Parabolic reflector antenna

Explore the workings, types, applications, advantages, and drawbacks of parabolic reflector antennas in our comprehensive guide.

Introduction to Parabolic Reflector Antenna

A parabolic reflector antenna, often simply referred to as a ‘parabolic antenna’, is a type of high-gain antenna that uses a parabolic reflector, a curved surface with the cross-sectional shape of a parabola, to direct the radio waves. The most common form is shaped like a dish and is popularly called a dish antenna or parabolic dish. The main advantage of a parabolic antenna is its high directivity.

Principle of Operation

The parabolic reflector antenna operates by the principle of collecting and focusing electromagnetic waves onto a single point. It transforms the spherical wavefronts produced by the feed antenna into a planar wavefront (collimated beam). This process enhances the signal strength in one particular direction, thereby providing high gain and directivity.

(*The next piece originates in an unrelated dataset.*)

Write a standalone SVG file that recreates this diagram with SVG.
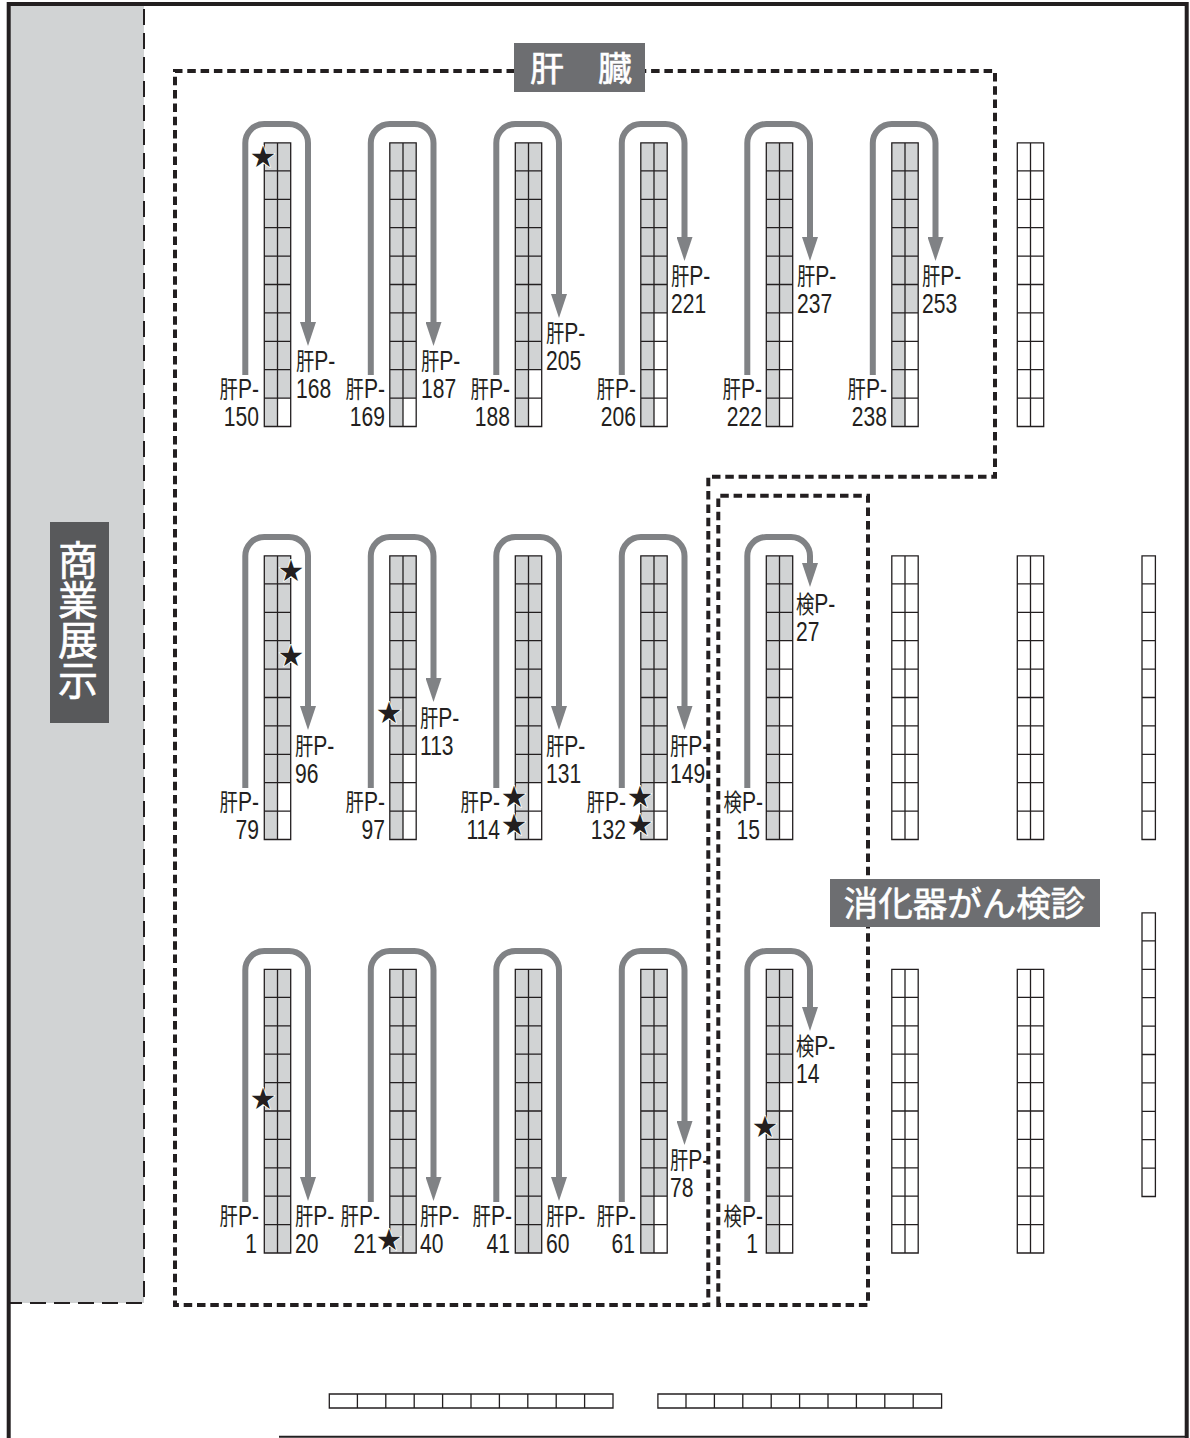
<svg xmlns="http://www.w3.org/2000/svg" width="1190" height="1438" viewBox="0 0 1190 1438">
<style>
text{font-family:"Liberation Sans","Noto Sans CJK JP",sans-serif;fill:#231f20}
.l{font-size:27px}
.e{text-anchor:end}
.c{font-family:"Noto Sans CJK JP",sans-serif;font-size:23.5px}
.f{fill:#d1d3d4}
.grid{fill:none;stroke:#231f20;stroke-width:1.3}
.a{fill:none;stroke:#808285;stroke-width:6;marker-end:url(#h)}
.b{fill:none;stroke:#231f20;stroke-width:4;stroke-dasharray:8.5 4.8}
.s{font-family:"Noto Sans CJK JP",sans-serif;font-size:24px;text-anchor:middle;stroke:#fff;stroke-width:1.6;paint-order:stroke}
.tag{fill:#6d6e71}
.w{fill:#fff;stroke:#fff;stroke-width:.6;font-family:"Noto Sans CJK JP",sans-serif;text-anchor:middle}
</style>
<defs>
<marker id="h" markerUnits="userSpaceOnUse" markerWidth="24" markerHeight="16" refX="0" refY="8" orient="auto"><path d="M0 0L24 8L0 16Z" fill="#808285"/></marker>
<g id="r" class="grid"><path d="M0 .3H26.4V284H0ZM13.2 .3V284M0 28.4H26.4M0 56.8H26.4M0 85.2H26.4M0 113.6H26.4M0 142H26.4M0 170.4H26.4M0 198.8H26.4M0 227.2H26.4M0 255.6H26.4"/></g>
<g id="one" class="grid"><path d="M0 .3H13.4V284H0ZM0 28.4H13.4M0 56.8H13.4M0 85.2H13.4M0 113.6H13.4M0 142H13.4M0 170.4H13.4M0 198.8H13.4M0 227.2H13.4M0 255.6H13.4"/></g>
<g id="hr" class="grid"><path d="M.3 0H284V14H.3ZM28.4 0V14M56.8 0V14M85.2 0V14M113.6 0V14M142 0V14M170.4 0V14M198.8 0V14M227.2 0V14M255.6 0V14"/></g>
</defs>
<g id="exhibit-band">
<rect class="f" x="10" y="5" width="134" height="1298"/>
<path d="M144 9V1303H10" fill="none" stroke="#231f20" stroke-width="2" stroke-dasharray="16 8"/>
</g>
<g id="frame">
<path d="M8.7 1438V4H1186.7V1438" fill="none" stroke="#231f20" stroke-width="4"/>
<path d="M279 1436.7H1186" fill="none" stroke="#231f20" stroke-width="2"/>
</g>
<g id="zones">
<path class="b" d="M515 71H175V1305H708.3V476.7H995V71H645"/>
<path class="b" d="M718.3 1305V495.7H868V1305Z"/>
</g>
<g id="connectors">
<path class="a" d="M245.3 375V143a19 19 0 0 1 19-19H289a19 19 0 0 1 19 19V322"/>
<path class="a" d="M370.8 375V143a19 19 0 0 1 19-19H414.5a19 19 0 0 1 19 19V322"/>
<path class="a" d="M496.3 375V143a19 19 0 0 1 19-19H540a19 19 0 0 1 19 19V294"/>
<path class="a" d="M621.8 375V143a19 19 0 0 1 19-19H665.5a19 19 0 0 1 19 19V237"/>
<path class="a" d="M747.3 375V143a19 19 0 0 1 19-19H791a19 19 0 0 1 19 19V237"/>
<path class="a" d="M872.8 375V143a19 19 0 0 1 19-19H916.5a19 19 0 0 1 19 19V237"/>
<path class="a" d="M245.3 788V556a19 19 0 0 1 19-19H289a19 19 0 0 1 19 19V706"/>
<path class="a" d="M370.8 788V556a19 19 0 0 1 19-19H414.5a19 19 0 0 1 19 19V678"/>
<path class="a" d="M496.3 788V556a19 19 0 0 1 19-19H540a19 19 0 0 1 19 19V706"/>
<path class="a" d="M621.8 788V556a19 19 0 0 1 19-19H665.5a19 19 0 0 1 19 19V706"/>
<path class="a" d="M747.3 788V556a19 19 0 0 1 19-19H791a19 19 0 0 1 19 19V563"/>
<path class="a" d="M245.3 1202V970a19 19 0 0 1 19-19H289a19 19 0 0 1 19 19V1177"/>
<path class="a" d="M370.8 1202V970a19 19 0 0 1 19-19H414.5a19 19 0 0 1 19 19V1177"/>
<path class="a" d="M496.3 1202V970a19 19 0 0 1 19-19H540a19 19 0 0 1 19 19V1177"/>
<path class="a" d="M621.8 1202V970a19 19 0 0 1 19-19H665.5a19 19 0 0 1 19 19V1121"/>
<path class="a" d="M747.3 1202V970a19 19 0 0 1 19-19H791a19 19 0 0 1 19 19V1007"/>
</g>
<g id="rack-150-168">
<rect class="f" x="264.3" y="142.5" width="13.2" height="284"/><rect class="f" x="277.5" y="142.5" width="13.2" height="255.6"/><use href="#r" x="264.3" y="142.5"/>
<text class="l e" transform="matrix(.78 0 0 1 259 398)"><tspan class="c">肝</tspan>P-</text><text class="l e" transform="matrix(.78 0 0 1 259 425.5)">150</text>
<text class="l" transform="matrix(.78 0 0 1 296 370)"><tspan class="c">肝</tspan>P-</text><text class="l" transform="matrix(.78 0 0 1 296 398)">168</text>
<text class="s" x="263" y="165">★</text>
</g>
<g id="rack-169-187">
<rect class="f" x="389.8" y="142.5" width="13.2" height="284"/><rect class="f" x="403" y="142.5" width="13.2" height="255.6"/><use href="#r" x="389.8" y="142.5"/>
<text class="l e" transform="matrix(.78 0 0 1 385 398)"><tspan class="c">肝</tspan>P-</text><text class="l e" transform="matrix(.78 0 0 1 385 425.5)">169</text>
<text class="l" transform="matrix(.78 0 0 1 421 370)"><tspan class="c">肝</tspan>P-</text><text class="l" transform="matrix(.78 0 0 1 421 398)">187</text>
</g>
<g id="rack-188-205">
<rect class="f" x="515.3" y="142.5" width="13.2" height="284"/><rect class="f" x="528.5" y="142.5" width="13.2" height="227.2"/><use href="#r" x="515.3" y="142.5"/>
<text class="l e" transform="matrix(.78 0 0 1 510 398)"><tspan class="c">肝</tspan>P-</text><text class="l e" transform="matrix(.78 0 0 1 510 425.5)">188</text>
<text class="l" transform="matrix(.78 0 0 1 546 342)"><tspan class="c">肝</tspan>P-</text><text class="l" transform="matrix(.78 0 0 1 546 370)">205</text>
</g>
<g id="rack-206-221">
<rect class="f" x="640.8" y="142.5" width="13.2" height="284"/><rect class="f" x="654" y="142.5" width="13.2" height="170.4"/><use href="#r" x="640.8" y="142.5"/>
<text class="l e" transform="matrix(.78 0 0 1 636 398)"><tspan class="c">肝</tspan>P-</text><text class="l e" transform="matrix(.78 0 0 1 636 425.5)">206</text>
<text class="l" transform="matrix(.78 0 0 1 671 285)"><tspan class="c">肝</tspan>P-</text><text class="l" transform="matrix(.78 0 0 1 671 313)">221</text>
</g>
<g id="rack-222-237">
<rect class="f" x="766.3" y="142.5" width="13.2" height="284"/><rect class="f" x="779.5" y="142.5" width="13.2" height="170.4"/><use href="#r" x="766.3" y="142.5"/>
<text class="l e" transform="matrix(.78 0 0 1 762 398)"><tspan class="c">肝</tspan>P-</text><text class="l e" transform="matrix(.78 0 0 1 762 425.5)">222</text>
<text class="l" transform="matrix(.78 0 0 1 797 285)"><tspan class="c">肝</tspan>P-</text><text class="l" transform="matrix(.78 0 0 1 797 313)">237</text>
</g>
<g id="rack-238-253">
<rect class="f" x="891.8" y="142.5" width="13.2" height="284"/><rect class="f" x="905" y="142.5" width="13.2" height="170.4"/><use href="#r" x="891.8" y="142.5"/>
<text class="l e" transform="matrix(.78 0 0 1 887 398)"><tspan class="c">肝</tspan>P-</text><text class="l e" transform="matrix(.78 0 0 1 887 425.5)">238</text>
<text class="l" transform="matrix(.78 0 0 1 922 285)"><tspan class="c">肝</tspan>P-</text><text class="l" transform="matrix(.78 0 0 1 922 313)">253</text>
</g>
<g id="rack-79-96">
<rect class="f" x="264.3" y="555.5" width="13.2" height="284"/><rect class="f" x="277.5" y="555.5" width="13.2" height="227.2"/><use href="#r" x="264.3" y="555.5"/>
<text class="l e" transform="matrix(.78 0 0 1 259 811)"><tspan class="c">肝</tspan>P-</text><text class="l e" transform="matrix(.78 0 0 1 259 838.5)">79</text>
<text class="l" transform="matrix(.78 0 0 1 295 755)"><tspan class="c">肝</tspan>P-</text><text class="l" transform="matrix(.78 0 0 1 295 783)">96</text>
<text class="s" x="291" y="579">★</text><text class="s" x="291" y="664">★</text>
</g>
<g id="rack-97-113">
<rect class="f" x="389.8" y="555.5" width="13.2" height="284"/><rect class="f" x="403" y="555.5" width="13.2" height="198.8"/><use href="#r" x="389.8" y="555.5"/>
<text class="l e" transform="matrix(.78 0 0 1 385 811)"><tspan class="c">肝</tspan>P-</text><text class="l e" transform="matrix(.78 0 0 1 385 838.5)">97</text>
<text class="l" transform="matrix(.78 0 0 1 420 727)"><tspan class="c">肝</tspan>P-</text><text class="l" transform="matrix(.78 0 0 1 420 755)">113</text>
<text class="s" x="389" y="721">★</text>
</g>
<g id="rack-114-131">
<rect class="f" x="515.3" y="555.5" width="13.2" height="284"/><rect class="f" x="528.5" y="555.5" width="13.2" height="227.2"/><use href="#r" x="515.3" y="555.5"/>
<text class="l e" transform="matrix(.78 0 0 1 500 811)"><tspan class="c">肝</tspan>P-</text><text class="l e" transform="matrix(.78 0 0 1 500 838.5)">114</text>
<text class="l" transform="matrix(.78 0 0 1 546 755)"><tspan class="c">肝</tspan>P-</text><text class="l" transform="matrix(.78 0 0 1 546 783)">131</text>
<text class="s" x="514" y="805">★</text><text class="s" x="514" y="833">★</text>
</g>
<g id="rack-132-149">
<rect class="f" x="640.8" y="555.5" width="13.2" height="284"/><rect class="f" x="654" y="555.5" width="13.2" height="227.2"/><use href="#r" x="640.8" y="555.5"/>
<text class="l e" transform="matrix(.78 0 0 1 626 811)"><tspan class="c">肝</tspan>P-</text><text class="l e" transform="matrix(.78 0 0 1 626 838.5)">132</text>
<text class="l" transform="matrix(.78 0 0 1 670 755)"><tspan class="c">肝</tspan>P-</text><text class="l" transform="matrix(.78 0 0 1 670 783)">149</text>
<text class="s" x="640" y="805">★</text><text class="s" x="640" y="833">★</text>
</g>
<g id="rack-k15-27">
<rect class="f" x="766.3" y="555.5" width="13.2" height="284"/><rect class="f" x="779.5" y="555.5" width="13.2" height="85.2"/><use href="#r" x="766.3" y="555.5"/>
<text class="l e" transform="matrix(.78 0 0 1 763 811)"><tspan class="c">検</tspan>P-</text><text class="l e" transform="matrix(.78 0 0 1 760 838.5)">15</text>
<text class="l" transform="matrix(.78 0 0 1 796 613)"><tspan class="c">検</tspan>P-</text><text class="l" transform="matrix(.78 0 0 1 796 640.5)">27</text>
</g>
<g id="rack-1-20">
<rect class="f" x="264.3" y="969" width="13.2" height="284"/><rect class="f" x="277.5" y="969" width="13.2" height="284"/><use href="#r" x="264.3" y="969"/>
<text class="l e" transform="matrix(.78 0 0 1 259 1225)"><tspan class="c">肝</tspan>P-</text><text class="l e" transform="matrix(.78 0 0 1 257 1253)">1</text>
<text class="l" transform="matrix(.78 0 0 1 295 1225)"><tspan class="c">肝</tspan>P-</text><text class="l" transform="matrix(.78 0 0 1 295 1253)">20</text>
<text class="s" x="263" y="1107">★</text>
</g>
<g id="rack-21-40">
<rect class="f" x="389.8" y="969" width="13.2" height="284"/><rect class="f" x="403" y="969" width="13.2" height="284"/><use href="#r" x="389.8" y="969"/>
<text class="l e" transform="matrix(.78 0 0 1 380 1225)"><tspan class="c">肝</tspan>P-</text><text class="l e" transform="matrix(.78 0 0 1 377 1253)">21</text>
<text class="l" transform="matrix(.78 0 0 1 420 1225)"><tspan class="c">肝</tspan>P-</text><text class="l" transform="matrix(.78 0 0 1 420 1253)">40</text>
<text class="s" x="389" y="1248">★</text>
</g>
<g id="rack-41-60">
<rect class="f" x="515.3" y="969" width="13.2" height="284"/><rect class="f" x="528.5" y="969" width="13.2" height="284"/><use href="#r" x="515.3" y="969"/>
<text class="l e" transform="matrix(.78 0 0 1 512 1225)"><tspan class="c">肝</tspan>P-</text><text class="l e" transform="matrix(.78 0 0 1 510 1253)">41</text>
<text class="l" transform="matrix(.78 0 0 1 546 1225)"><tspan class="c">肝</tspan>P-</text><text class="l" transform="matrix(.78 0 0 1 546 1253)">60</text>
</g>
<g id="rack-61-78">
<rect class="f" x="640.8" y="969" width="13.2" height="284"/><rect class="f" x="654" y="969" width="13.2" height="227.2"/><use href="#r" x="640.8" y="969"/>
<text class="l e" transform="matrix(.78 0 0 1 636 1225)"><tspan class="c">肝</tspan>P-</text><text class="l e" transform="matrix(.78 0 0 1 635 1253)">61</text>
<text class="l" transform="matrix(.78 0 0 1 670 1169)"><tspan class="c">肝</tspan>P-</text><text class="l" transform="matrix(.78 0 0 1 670 1197)">78</text>
</g>
<g id="rack-k1-14">
<rect class="f" x="766.3" y="969" width="13.2" height="284"/><rect class="f" x="779.5" y="969" width="13.2" height="113.6"/><use href="#r" x="766.3" y="969"/>
<text class="l e" transform="matrix(.78 0 0 1 763 1225)"><tspan class="c">検</tspan>P-</text><text class="l e" transform="matrix(.78 0 0 1 758 1253)">1</text>
<text class="l" transform="matrix(.78 0 0 1 796 1055)"><tspan class="c">検</tspan>P-</text><text class="l" transform="matrix(.78 0 0 1 796 1083)">14</text>
<text class="s" x="765" y="1135">★</text>
</g>
<g id="empty-racks">
<use href="#r" x="1017.3" y="142.5"/>
<use href="#r" x="891.8" y="555.5"/><use href="#r" x="1017.3" y="555.5"/><use href="#one" x="1142" y="555.5"/>
<use href="#r" x="891.8" y="969"/><use href="#r" x="1017.3" y="969"/><use href="#one" x="1142" y="912.5"/>
<use href="#hr" x="329" y="1394"/><use href="#hr" x="657.6" y="1394"/>
</g>
<g id="label-liver">
<rect class="tag" x="514" y="43" width="131" height="49"/>
<text class="w" x="581" y="81" font-size="34" xml:space="preserve">肝　臓</text>
</g>
<g id="label-gastro">
<rect class="tag" x="830" y="879" width="270" height="48"/>
<text class="w" x="964.5" y="916" font-size="34.5">消化器がん検診</text>
</g>
<g id="label-exhibit">
<rect x="50" y="522" width="59" height="201" fill="#58595b"/>
<text class="w" x="78" y="540" font-size="40" style="writing-mode:vertical-rl;text-anchor:start">商業展示</text>
</g>
</svg>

Components of a Parabolic Reflector Antenna

• Reflector: This is the dish-shaped or paraboloid part of the antenna. Its parabolic shape ensures that radio waves striking the reflector are reflected towards the focal point.
• Feed antenna: Positioned at the focal point of the reflector, the feed antenna is responsible for transmitting and receiving the radio signal to and from the reflector.
• Mount: The mount holds the reflector and the feed antenna in place, allowing for adjustments in direction to better aim the antenna.

Types of Parabolic Antennas

1. Front-fed or axial parabolic antenna: In this design, the feed antenna is located in front of the parabola at its focus. It’s the most common form of parabolic antenna and offers high gain and directivity.
2. Offset parabolic antenna: In an offset design, the feed antenna is off to the side. This arrangement prevents the feed antenna and its support structure from blocking the beam of radio waves, increasing efficiency.
3. Cassegrain antenna: This design features a secondary reflector at the focus of the main parabolic reflector. The secondary reflector redirects the radio waves into a line perpendicular to the axis of the main reflector, where the feed antenna is located.

The choice of parabolic antenna design largely depends on the specific application, taking into account factors such as required gain, beamwidth, and polarization.

Applications of Parabolic Reflector Antennas

Parabolic reflector antennas have a broad range of applications, owing to their high gain and directivity. These features make them an ideal choice for use in various areas of telecommunications and broadcasting.

• Satellite Communication: One of the most common uses of parabolic antennas is in satellite communication, for both uplink and downlink communications. The high gain and directivity of these antennas allow them to communicate effectively with satellites in space.
• Radio and Television Broadcasting: Parabolic antennas are frequently used in the broadcast industry, particularly for transmitting signals over long distances.
• Radar Systems: The high directivity of parabolic antennas makes them ideal for use in radar systems, where the direction of the signal is of great importance.
• Wireless Data Links: Parabolic antennas are also used in point-to-point wireless data links, including Wi-Fi and cellular networks.

Advantages and Disadvantages of Parabolic Antennas

Parabolic antennas offer many benefits, but they also come with a few drawbacks. These must be carefully considered in the design and selection of an antenna for a particular application.

1. Advantages:
   • High Gain: Parabolic antennas provide high gain, making them excellent for long-distance communication.
   • High Directivity: They can focus the signal in a specific direction, reducing interference from unwanted sources.
   • Wide Frequency Range: Parabolic antennas can operate over a wide range of frequencies.
2. Disadvantages:
   • Size: Parabolic antennas can be large and unwieldy, particularly for lower frequency (longer wavelength) applications.
   • Installation: They require careful installation and alignment to ensure optimal performance.
   • Weather Impact: Adverse weather conditions can affect the performance of parabolic antennas, especially at higher frequencies.

Conclusion

In conclusion, the parabolic reflector antenna is a vital piece of technology in today’s world, enabling long-distance communication and broadcasting, satellite communication, radar systems, and wireless data links. Its high gain and directivity, along with its capability to operate over a wide range of frequencies, make it a versatile tool in many areas of telecommunications. While there are challenges associated with its size, installation, and performance in adverse weather conditions, the benefits it provides far outweigh the drawbacks. As technology continues to advance, we can expect to see further improvements in the design and functionality of parabolic antennas.